Getting to know the Dani, the "savages" of the Baliem valley, in West Papua

August 2012. The small aircraft lands at the primitive airport of Wamena, at the Baliem valley. At last we reached the land of Papua, the land of the savages.

Our first sight was an outdoors "lounge" and a few people outside of it. It was a big surprise to see a nude savage Dani at close quarters, with his sole "garment" a "koteka", a penile sheath to hide and protect his male organ. We had come to meet just these people, but did not expect to find them here but in their villages, deep in the valley jungle!

Although the Dani people were discovered relatively late (in 1938), they are the best known tribe in Guinea, the main reason being that access to their quarters, the Baliem valley (one of the most fertile areas in the Papua land) is easy. Wamena is the "capital" of the valley and the starting point for all tourist groups. Not really a city; a small village, with a half-way decent hotel!

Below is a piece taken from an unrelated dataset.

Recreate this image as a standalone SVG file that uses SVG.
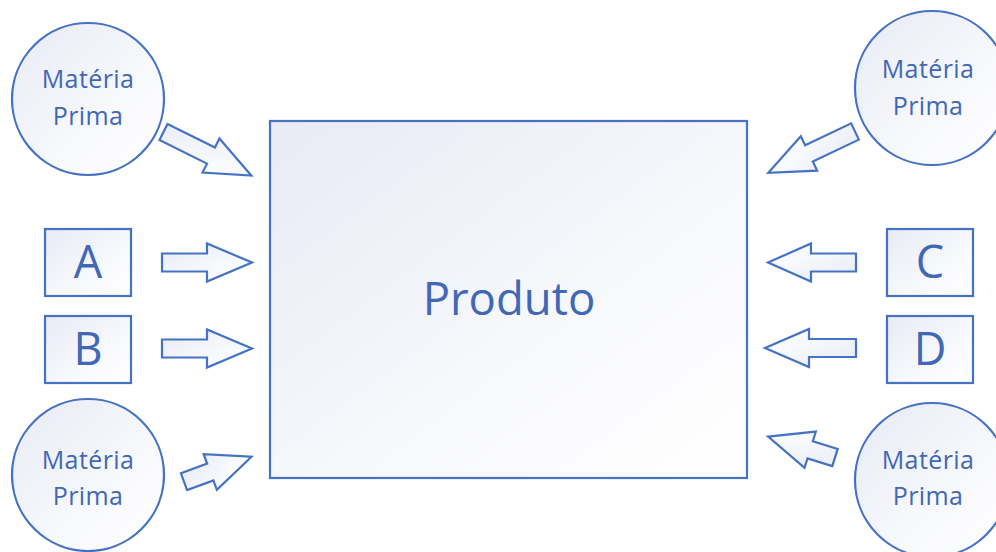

The Dani are one of the most genuine "savages", as they maintain, almost intact, their way of life, traditions, customs and code of ethics. They are one of the most "decorated" tribes in West Papua and are really impressive! Men wear only the long, slender koteka, a penile sheath made of pumpkin, that is fixed by a strap or line around their waist, and ….. as shown in the close up photos! A lot of times the koteka have unusual shapes galore!

Koteka is used by most of the Papuan tribes; its shape and size are characteristics of each tribe. In Wamena I met a man of the Lani tribe whose koteka are short and thick.

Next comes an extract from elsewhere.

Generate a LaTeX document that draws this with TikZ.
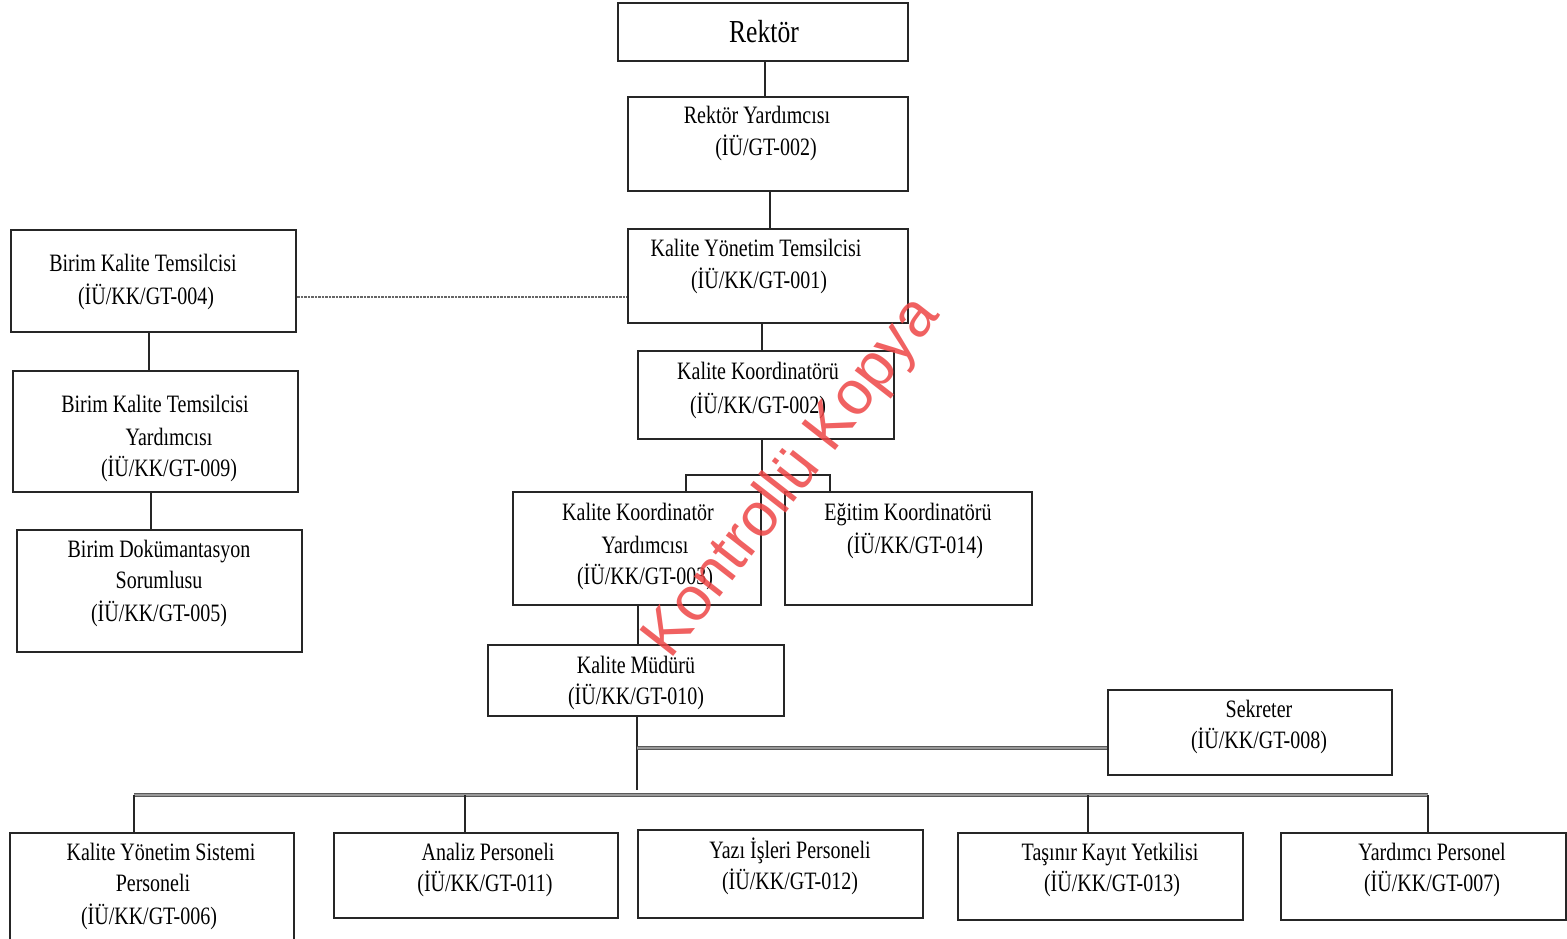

Their love for body decoration is most obvious during warfare. Perhaps you have seen famous photos of tribesmen wearing boar tusks in their noses and their heads are adorned with feathers of exotic birds. Dominant colors for their face painting are black and, white with, sometimes, red brush strokes!

The Dani were the most dreaded head hunter tribes in the island, following suite of the majority of other Papua tribes. War was, in the past, a common practice among tribes, fighting for domination and small-scale warfare among rival villages, is an integral part of their traditional culture and continues to this date. We were welcomed with a war ritual!

Women are bare-breasted and sometimes decorate their bodies and faces with white blots and lines. They wear short skirts made of straw and orchid fibers, the form and the length of which depends on their family status. Their heads are decorated with wreathes made of flowers and feathers, sometimes with elaborate crowns at the top.

An indispensable accessory of their attire is the noken, the huge knit bag-purse that is strapped on their heads and hangs on their backs. Apart from decoration this accessory serves to carry provisions, stuff for sale and whatever else you can imagine!

In Wamena, both men and women walk around normally dressed with only a few exceptions, such as the Dani man that "welcomed" us at the airport and the Lani we saw at the market of Rasar Nayak!

I was a shocked by a barbaric custom, to clip off the fingers of women, that starts with their widowhood and continues for every male relative that dies, as indication of respect and mourning. In villages near Wamena the custom is gradually fading out, as it has been banned by the government; nevertheless, I met several old women with many fingers maimed.

In Wamena, markets Rasar Nayak and Sinakma are mosaics of images that can cause a cultural shock. Sweet potatoes are the favorite product while the people's "beloved" pigs are omnipresent! It is their favorite source of meals. They cook pork with vegetables and they slaughter the animals with knives made from bamboo stalks.

The Danis are known for their "smoked mummies". In the village Jiwika we saw the 250-year old mummy of the famous chieftain Wimontok Mabel, whose black corpse is the best preserved and easiest accessible of its kind near Wamena.

Apart from Jiwika we also visited the villages Opigia and Anomoge where I was impressed by the environmental adaptation of the structure of their straw roofed huts and the necessary composite fencing but above all I was impressed by the warm reception of the "savages" despite the welcome war ritual!

Although the Dani have a most horrific reputation, among the other "savages" of this area, (since they were the most ferocious head hunters), they were friendly, warm and polite with us. Through "body language" we were able to communicate efficiently with them and approach their simple, traditional way of life.

And me of course, i loved the youngest members of the tribe, the children!

I wish that these genuine human beings hold onto their strong feeling of identity and protect their traditions from changes that the tourist traffic causes and stay the "people of the stone age; the savages of the Baliem valley".